Part of our processes here at Microsoft Learning is working towards creating relevant training and certification exams. Over the past couple of years, we have introduced some new ideas and modified exisitng ones to work towards this goal. Two of these processes create outputs known as Unified Skills Domain (USD) and Objective Domains (ODs). These two outputs feed into our training and exam creation cycle.
The USD and OD sessions bring together subject matter experts (SMEs) from the appropriate audience and focuses on the tasks associated with that techology, ie developing ASP.NET applications or functioning as an Active Directory Administrator in a Server 2003 or 2008 environment.

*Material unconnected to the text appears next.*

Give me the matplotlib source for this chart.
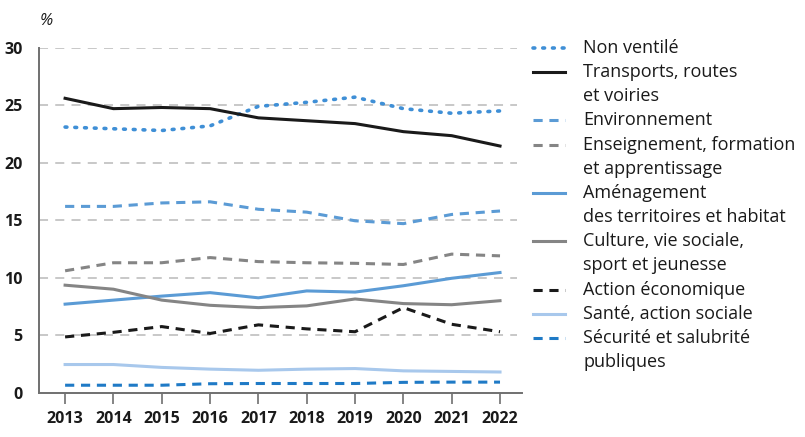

It’s really quite amazing when you have a room full of SMEs take time to stop and think about what they actually do each and every day. What is relevant to their job or role. And even stranger still, is watching them try to put themselves in the shoes of their junior developers or admins. Usually, by the end of a one week session, these SME walk out exhausted from the effort and somewhat enlightened from the whole process.
Of course, we are hoping that these sessions are helping us make better, more focused and relevant training and exams but it’s also a great way for us inside Microsoft and Microsoft Learning, to see how our products or technologies are used daily by you, the industry experts.
So I ask you to stop and think about what you do every day in your job, what you expect from entry level and professional level people you work with. Let me know if you think what we are doing makes sense to you and if it makes you think more about the validity of instructor-led training, eLearning courseware, books and assessments and certifications for yourself or those in the industry.
In short, what makes training and certification valuable or not to you and why?